Written exercise:
Go through the listing and copy each line with the string "chart".
* START Raw data *
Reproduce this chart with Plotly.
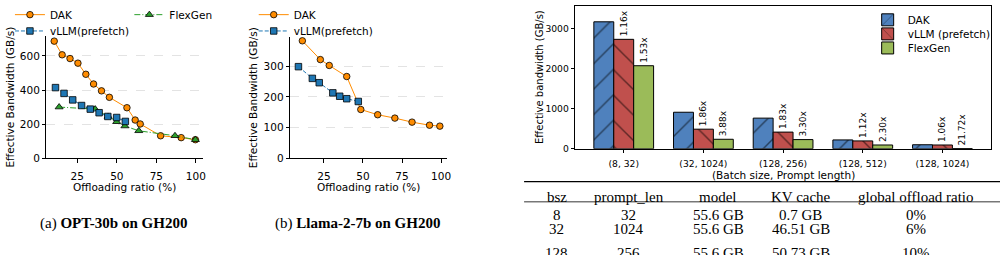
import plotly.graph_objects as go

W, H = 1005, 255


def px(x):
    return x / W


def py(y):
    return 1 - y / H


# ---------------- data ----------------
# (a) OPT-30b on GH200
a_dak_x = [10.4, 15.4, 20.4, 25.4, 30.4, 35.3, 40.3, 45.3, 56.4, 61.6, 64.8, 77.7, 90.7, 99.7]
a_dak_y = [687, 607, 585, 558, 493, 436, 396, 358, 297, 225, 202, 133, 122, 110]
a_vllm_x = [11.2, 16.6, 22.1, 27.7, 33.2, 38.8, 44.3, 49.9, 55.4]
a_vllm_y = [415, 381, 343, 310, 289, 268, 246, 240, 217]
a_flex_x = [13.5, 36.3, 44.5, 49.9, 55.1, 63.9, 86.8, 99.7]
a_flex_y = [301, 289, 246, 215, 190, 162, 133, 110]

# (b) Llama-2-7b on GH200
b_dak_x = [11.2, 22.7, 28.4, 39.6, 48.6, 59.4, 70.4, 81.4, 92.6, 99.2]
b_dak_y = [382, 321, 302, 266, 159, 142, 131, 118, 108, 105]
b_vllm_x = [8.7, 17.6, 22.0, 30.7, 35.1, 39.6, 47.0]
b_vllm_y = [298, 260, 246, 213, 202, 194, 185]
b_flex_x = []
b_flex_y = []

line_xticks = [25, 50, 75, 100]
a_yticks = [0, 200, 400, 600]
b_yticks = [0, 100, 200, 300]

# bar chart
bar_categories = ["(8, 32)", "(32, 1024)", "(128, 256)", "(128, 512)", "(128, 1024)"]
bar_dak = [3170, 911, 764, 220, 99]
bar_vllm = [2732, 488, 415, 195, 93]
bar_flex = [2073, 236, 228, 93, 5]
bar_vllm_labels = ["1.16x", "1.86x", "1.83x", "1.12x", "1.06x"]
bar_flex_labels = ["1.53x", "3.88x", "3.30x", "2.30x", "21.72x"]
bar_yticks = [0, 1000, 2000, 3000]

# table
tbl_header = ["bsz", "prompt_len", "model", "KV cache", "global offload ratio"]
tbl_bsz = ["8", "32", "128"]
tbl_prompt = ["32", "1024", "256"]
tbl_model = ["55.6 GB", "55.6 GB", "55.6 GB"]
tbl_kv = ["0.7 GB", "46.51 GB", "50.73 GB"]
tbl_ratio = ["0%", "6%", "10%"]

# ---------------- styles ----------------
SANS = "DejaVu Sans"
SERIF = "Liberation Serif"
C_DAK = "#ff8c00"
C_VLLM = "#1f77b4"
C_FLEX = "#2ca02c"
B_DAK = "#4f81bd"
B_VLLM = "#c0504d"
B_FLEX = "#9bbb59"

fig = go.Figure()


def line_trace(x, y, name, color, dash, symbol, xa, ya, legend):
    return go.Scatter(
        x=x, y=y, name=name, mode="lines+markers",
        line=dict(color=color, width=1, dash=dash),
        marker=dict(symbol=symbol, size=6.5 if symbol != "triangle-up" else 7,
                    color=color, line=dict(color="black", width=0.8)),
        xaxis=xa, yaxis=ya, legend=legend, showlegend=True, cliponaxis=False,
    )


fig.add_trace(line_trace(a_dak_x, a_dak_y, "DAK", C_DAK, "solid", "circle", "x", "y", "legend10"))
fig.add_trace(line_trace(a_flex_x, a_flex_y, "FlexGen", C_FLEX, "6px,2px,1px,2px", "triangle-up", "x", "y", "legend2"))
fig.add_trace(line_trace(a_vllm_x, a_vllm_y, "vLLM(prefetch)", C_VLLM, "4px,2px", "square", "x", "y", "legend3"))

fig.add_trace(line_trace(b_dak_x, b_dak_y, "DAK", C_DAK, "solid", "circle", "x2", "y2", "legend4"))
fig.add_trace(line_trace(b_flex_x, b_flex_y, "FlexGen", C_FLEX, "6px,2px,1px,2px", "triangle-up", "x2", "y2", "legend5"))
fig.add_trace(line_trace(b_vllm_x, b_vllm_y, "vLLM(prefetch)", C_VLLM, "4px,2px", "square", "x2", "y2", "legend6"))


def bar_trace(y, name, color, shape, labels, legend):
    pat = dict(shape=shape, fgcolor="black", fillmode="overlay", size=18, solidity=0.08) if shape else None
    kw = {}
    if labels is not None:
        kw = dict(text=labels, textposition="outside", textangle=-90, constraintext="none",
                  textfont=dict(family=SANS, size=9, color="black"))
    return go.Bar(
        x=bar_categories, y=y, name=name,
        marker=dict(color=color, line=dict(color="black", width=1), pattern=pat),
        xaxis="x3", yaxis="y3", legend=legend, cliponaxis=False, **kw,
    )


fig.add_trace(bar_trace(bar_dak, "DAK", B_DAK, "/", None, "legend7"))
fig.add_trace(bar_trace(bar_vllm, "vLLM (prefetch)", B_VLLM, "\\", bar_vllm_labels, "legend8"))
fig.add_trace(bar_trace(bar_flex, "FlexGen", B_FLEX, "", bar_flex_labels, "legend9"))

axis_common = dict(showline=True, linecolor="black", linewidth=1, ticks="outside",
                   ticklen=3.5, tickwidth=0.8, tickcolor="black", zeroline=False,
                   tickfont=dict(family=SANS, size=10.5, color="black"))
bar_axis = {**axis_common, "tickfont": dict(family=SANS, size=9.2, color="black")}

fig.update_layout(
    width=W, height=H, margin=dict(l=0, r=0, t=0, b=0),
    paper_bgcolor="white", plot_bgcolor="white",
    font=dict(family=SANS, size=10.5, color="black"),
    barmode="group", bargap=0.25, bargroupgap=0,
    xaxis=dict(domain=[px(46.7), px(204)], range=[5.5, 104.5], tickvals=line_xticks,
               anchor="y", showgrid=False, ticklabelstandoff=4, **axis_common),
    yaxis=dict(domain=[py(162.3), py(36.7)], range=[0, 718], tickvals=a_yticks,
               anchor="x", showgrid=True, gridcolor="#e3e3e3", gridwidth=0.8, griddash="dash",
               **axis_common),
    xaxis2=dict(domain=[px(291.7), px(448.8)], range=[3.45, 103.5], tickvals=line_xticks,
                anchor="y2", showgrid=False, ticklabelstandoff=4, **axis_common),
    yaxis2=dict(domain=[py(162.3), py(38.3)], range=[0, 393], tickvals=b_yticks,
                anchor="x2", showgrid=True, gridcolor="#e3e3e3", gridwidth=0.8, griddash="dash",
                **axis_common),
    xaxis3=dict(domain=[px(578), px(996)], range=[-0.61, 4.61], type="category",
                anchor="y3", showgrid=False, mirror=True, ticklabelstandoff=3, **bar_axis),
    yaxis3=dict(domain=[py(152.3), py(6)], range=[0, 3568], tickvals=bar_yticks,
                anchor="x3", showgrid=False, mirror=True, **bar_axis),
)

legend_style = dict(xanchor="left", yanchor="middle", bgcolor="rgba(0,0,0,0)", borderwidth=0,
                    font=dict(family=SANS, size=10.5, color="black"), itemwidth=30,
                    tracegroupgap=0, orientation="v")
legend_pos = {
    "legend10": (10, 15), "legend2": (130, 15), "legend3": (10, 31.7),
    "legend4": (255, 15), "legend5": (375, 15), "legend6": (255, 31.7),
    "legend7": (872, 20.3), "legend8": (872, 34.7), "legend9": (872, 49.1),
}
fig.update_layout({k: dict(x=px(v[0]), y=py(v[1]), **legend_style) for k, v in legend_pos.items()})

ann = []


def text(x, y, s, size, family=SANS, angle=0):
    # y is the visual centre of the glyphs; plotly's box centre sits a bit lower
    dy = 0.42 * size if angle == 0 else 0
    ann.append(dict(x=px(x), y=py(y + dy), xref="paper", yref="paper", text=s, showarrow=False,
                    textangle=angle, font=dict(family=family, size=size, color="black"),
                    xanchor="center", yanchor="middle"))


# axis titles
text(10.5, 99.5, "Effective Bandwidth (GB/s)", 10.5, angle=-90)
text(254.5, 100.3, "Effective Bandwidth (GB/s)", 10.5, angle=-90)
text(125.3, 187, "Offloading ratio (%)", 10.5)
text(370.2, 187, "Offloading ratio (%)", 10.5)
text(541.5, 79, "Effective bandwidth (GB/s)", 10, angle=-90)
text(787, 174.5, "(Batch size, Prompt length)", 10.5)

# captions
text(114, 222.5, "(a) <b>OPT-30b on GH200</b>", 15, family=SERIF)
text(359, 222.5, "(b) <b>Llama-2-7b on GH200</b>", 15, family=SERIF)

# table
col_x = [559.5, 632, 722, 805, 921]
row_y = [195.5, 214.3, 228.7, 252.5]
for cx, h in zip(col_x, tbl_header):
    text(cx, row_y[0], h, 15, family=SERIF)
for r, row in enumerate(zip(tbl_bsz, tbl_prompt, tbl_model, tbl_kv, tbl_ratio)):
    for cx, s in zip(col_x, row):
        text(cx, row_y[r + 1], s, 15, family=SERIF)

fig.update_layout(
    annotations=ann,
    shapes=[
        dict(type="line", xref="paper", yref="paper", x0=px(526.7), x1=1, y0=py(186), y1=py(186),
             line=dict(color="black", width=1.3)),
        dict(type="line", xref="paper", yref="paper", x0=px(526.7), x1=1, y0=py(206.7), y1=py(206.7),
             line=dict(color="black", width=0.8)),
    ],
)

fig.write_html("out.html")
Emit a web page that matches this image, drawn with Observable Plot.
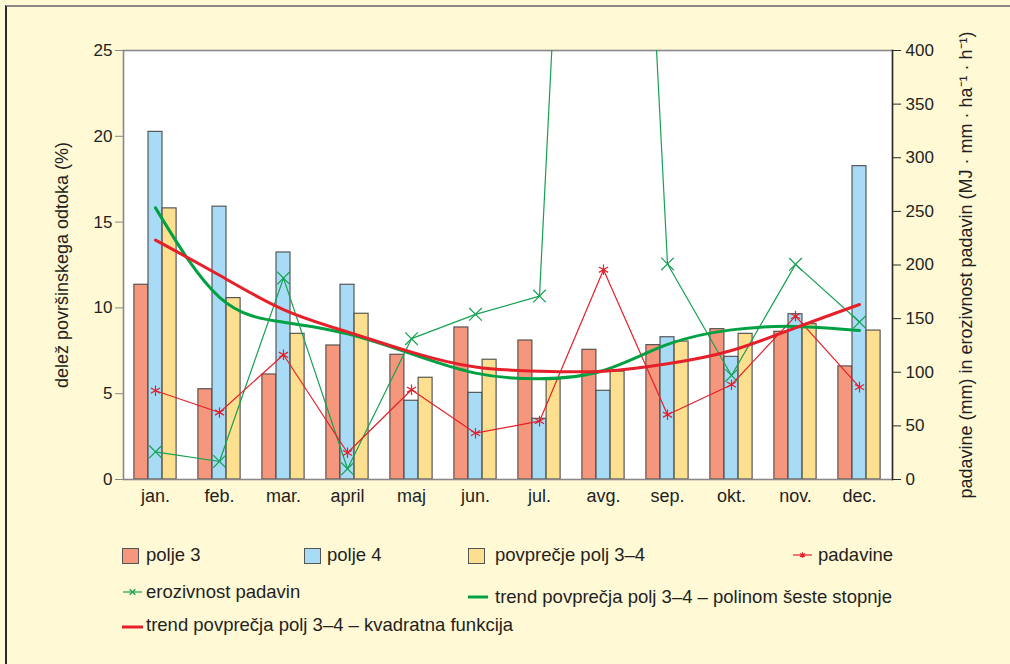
* END Raw data *
Solution:
Reproduce this chart with Plotly.
# bar chart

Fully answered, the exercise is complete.